Ekwefi and Ezinma take turns telling folktales during a moonless night.
Ekwefi tells a story about crafty Tortoise and his wily maneuverings and sweet-talking to get to a feast in heaven.
Ezinma is unhappy with her mother’s tale because “there is no song in the story.” The girl begins to tell her own tale.
She is interrupted by the high-pitched cries of Chielo, the priestess of Agbala, screaming prophecies.
Chielo comes to Okonkwo and demands to see Ezinma. Ekwefi, overhearing, feels a stab of fear.
Okonkwo tries to get Chielo to come back in the morning, but apparently Agbala wants to see “his daughter” (Chielo implies Ezinma is Agbala's daughter, not Okonkwo's), and Okonkwo should watch out because he’s exchanging words with a god (Agbala) through Chielo.
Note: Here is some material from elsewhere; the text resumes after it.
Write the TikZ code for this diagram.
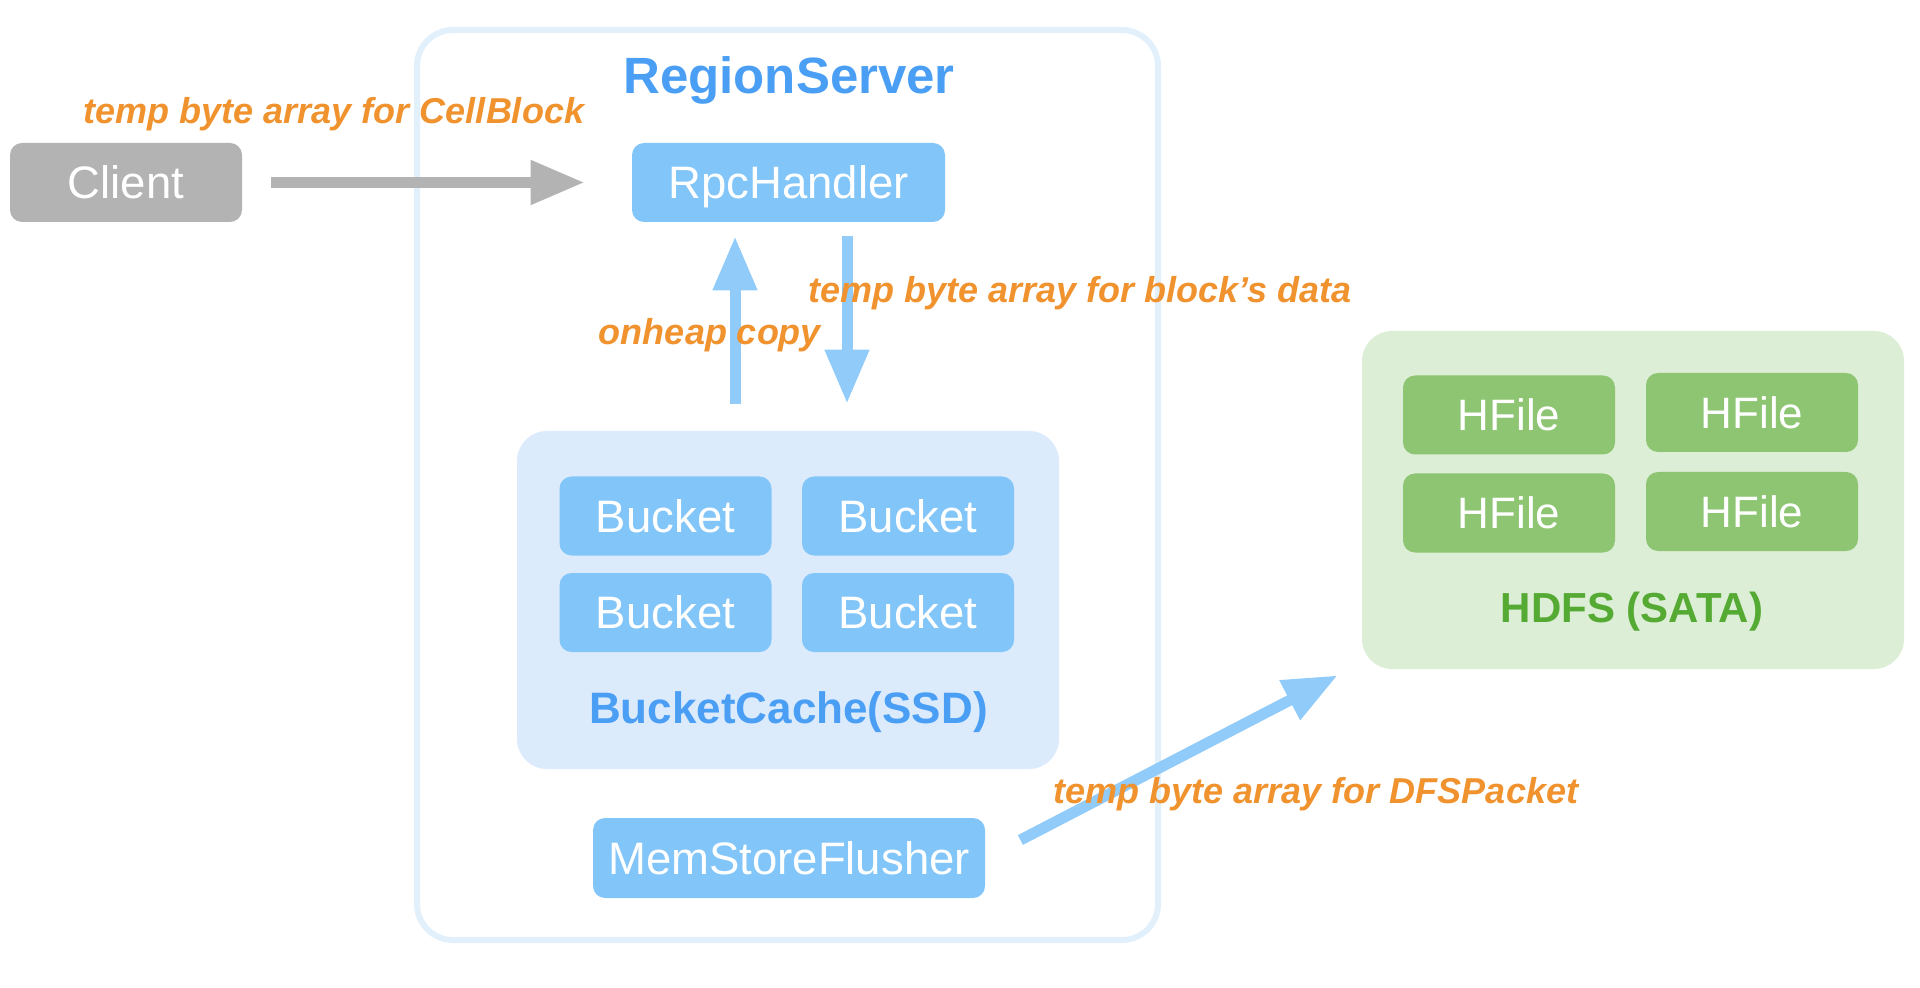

Okonkwo’s wives come out of their huts to meet Chielo while the children watch from the sidelines.
Chielo insists that Agbala wants to see Ezinma in his cave in the hills. When Ekwefi says she wants to come too, Chielo curses her.
Chielo, clearly in a strange state, tells Ezinma to climb on her back. Ezinma, crying from fear, obeys while her distraught parents watch, helpless to oppose the will of the god.
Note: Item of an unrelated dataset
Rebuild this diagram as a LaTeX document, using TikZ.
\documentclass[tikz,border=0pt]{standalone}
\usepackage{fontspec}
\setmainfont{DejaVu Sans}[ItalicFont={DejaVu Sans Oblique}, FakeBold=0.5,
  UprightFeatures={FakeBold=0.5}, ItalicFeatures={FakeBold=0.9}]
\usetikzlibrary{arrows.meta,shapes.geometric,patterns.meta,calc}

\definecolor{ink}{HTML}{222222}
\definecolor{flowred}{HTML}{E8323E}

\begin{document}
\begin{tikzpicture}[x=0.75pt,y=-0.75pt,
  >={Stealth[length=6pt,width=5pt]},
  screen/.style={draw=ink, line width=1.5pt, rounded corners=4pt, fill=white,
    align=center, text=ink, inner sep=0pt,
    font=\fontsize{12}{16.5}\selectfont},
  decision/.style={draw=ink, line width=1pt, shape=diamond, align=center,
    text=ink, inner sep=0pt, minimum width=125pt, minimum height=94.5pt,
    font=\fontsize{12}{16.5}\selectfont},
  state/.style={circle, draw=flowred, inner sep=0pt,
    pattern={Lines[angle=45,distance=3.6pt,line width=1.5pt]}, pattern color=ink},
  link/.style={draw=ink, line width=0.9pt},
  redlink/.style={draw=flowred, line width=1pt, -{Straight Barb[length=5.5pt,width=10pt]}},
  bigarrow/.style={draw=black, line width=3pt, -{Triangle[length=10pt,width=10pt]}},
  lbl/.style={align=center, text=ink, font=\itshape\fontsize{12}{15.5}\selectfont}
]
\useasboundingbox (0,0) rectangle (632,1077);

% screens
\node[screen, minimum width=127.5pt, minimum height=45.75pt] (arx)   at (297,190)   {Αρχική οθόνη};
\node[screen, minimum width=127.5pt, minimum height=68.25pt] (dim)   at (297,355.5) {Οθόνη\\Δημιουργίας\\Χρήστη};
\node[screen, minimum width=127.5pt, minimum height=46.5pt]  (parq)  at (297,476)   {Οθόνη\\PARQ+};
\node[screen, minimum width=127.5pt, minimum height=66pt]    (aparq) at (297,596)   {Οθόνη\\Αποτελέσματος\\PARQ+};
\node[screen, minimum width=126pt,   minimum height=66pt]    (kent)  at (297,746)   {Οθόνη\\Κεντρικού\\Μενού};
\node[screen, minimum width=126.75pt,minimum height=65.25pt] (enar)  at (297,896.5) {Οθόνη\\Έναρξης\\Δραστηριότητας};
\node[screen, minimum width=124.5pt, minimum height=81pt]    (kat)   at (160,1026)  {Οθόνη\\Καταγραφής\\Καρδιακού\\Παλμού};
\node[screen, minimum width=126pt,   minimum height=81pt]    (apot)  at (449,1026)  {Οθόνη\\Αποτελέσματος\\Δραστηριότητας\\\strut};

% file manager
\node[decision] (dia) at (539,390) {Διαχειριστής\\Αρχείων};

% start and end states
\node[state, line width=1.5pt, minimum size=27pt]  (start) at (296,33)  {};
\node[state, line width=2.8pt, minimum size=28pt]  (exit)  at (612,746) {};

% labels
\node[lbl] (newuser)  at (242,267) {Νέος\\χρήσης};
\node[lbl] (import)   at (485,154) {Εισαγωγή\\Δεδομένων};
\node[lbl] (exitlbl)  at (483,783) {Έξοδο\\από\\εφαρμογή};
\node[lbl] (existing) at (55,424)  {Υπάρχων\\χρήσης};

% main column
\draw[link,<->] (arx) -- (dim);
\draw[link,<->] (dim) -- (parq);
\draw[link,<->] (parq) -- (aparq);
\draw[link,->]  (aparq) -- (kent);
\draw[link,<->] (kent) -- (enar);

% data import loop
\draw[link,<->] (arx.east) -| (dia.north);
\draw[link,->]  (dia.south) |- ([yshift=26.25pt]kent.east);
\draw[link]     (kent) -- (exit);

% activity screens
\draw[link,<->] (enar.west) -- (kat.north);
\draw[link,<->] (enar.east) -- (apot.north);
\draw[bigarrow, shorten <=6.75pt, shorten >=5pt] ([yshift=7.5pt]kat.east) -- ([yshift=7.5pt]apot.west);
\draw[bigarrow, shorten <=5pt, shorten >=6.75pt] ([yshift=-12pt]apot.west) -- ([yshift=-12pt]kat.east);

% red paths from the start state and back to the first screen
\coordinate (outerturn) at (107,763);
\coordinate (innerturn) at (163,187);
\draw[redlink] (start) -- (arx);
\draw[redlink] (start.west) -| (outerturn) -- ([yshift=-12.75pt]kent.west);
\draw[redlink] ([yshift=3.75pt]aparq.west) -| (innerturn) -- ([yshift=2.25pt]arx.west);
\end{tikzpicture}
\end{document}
Chielo spirits Ezinma away without any explanation.
Ekwefi, in a show of strength, steels herself and follows them. Okonkwo does nothing to stop her.
Ekwefi becomes more and more afraid as she pursues the priestess and her abducted daughter.
While following the priestess’s path, Ekwefi takes some time to consider what she will do when they reach their final destination. Ekwefi feels too frightened to follow them into Agbala’s cave and begins thinking of terrifying “evil essences” that are loose in the woods.
The moonless night frightens Ekwefi, and Chielo seems to have supernatural strength and speed, moving rapidly and tirelessly through the underbrush. The priestess also knows that she is being followed and threatens the pursuer with the wrath of the god Agbala. Yet Ekwefi persists.
Chielo keeps up her steady pace and leads her pursuer through a village and then back into the eerie woods, continuing her strange, possessed chanting.
To Ekwefi, Chielo no longer seems to be the kind woman who is her friend. Right now, Chielo is rather inhumane – the frightening priestess of Agbala.
Late into the night, after the moon has risen, Chielo finally reaches her destination, the shrine of Agbala and disappears into a small entrance in the ground, with Ezinma still on her back. Ekwefi, sick with fear, vows that she will defend her daughter to the death. And she waits outside the entrance for them to return.
As she waits, Okonkwo shows up with a machete in hand. At the sight of him, Ekwefi knows Ezinma will be safe. He sits down to wait with her.
The chapter ends with Ekwefi recalling the day she ran away to elope with Okonkwo. She had been married to another man, Anene, for two years but walked right up to Okonkwo’s door. He carried her inside, started to take off her clothes, and the rest is history…or private.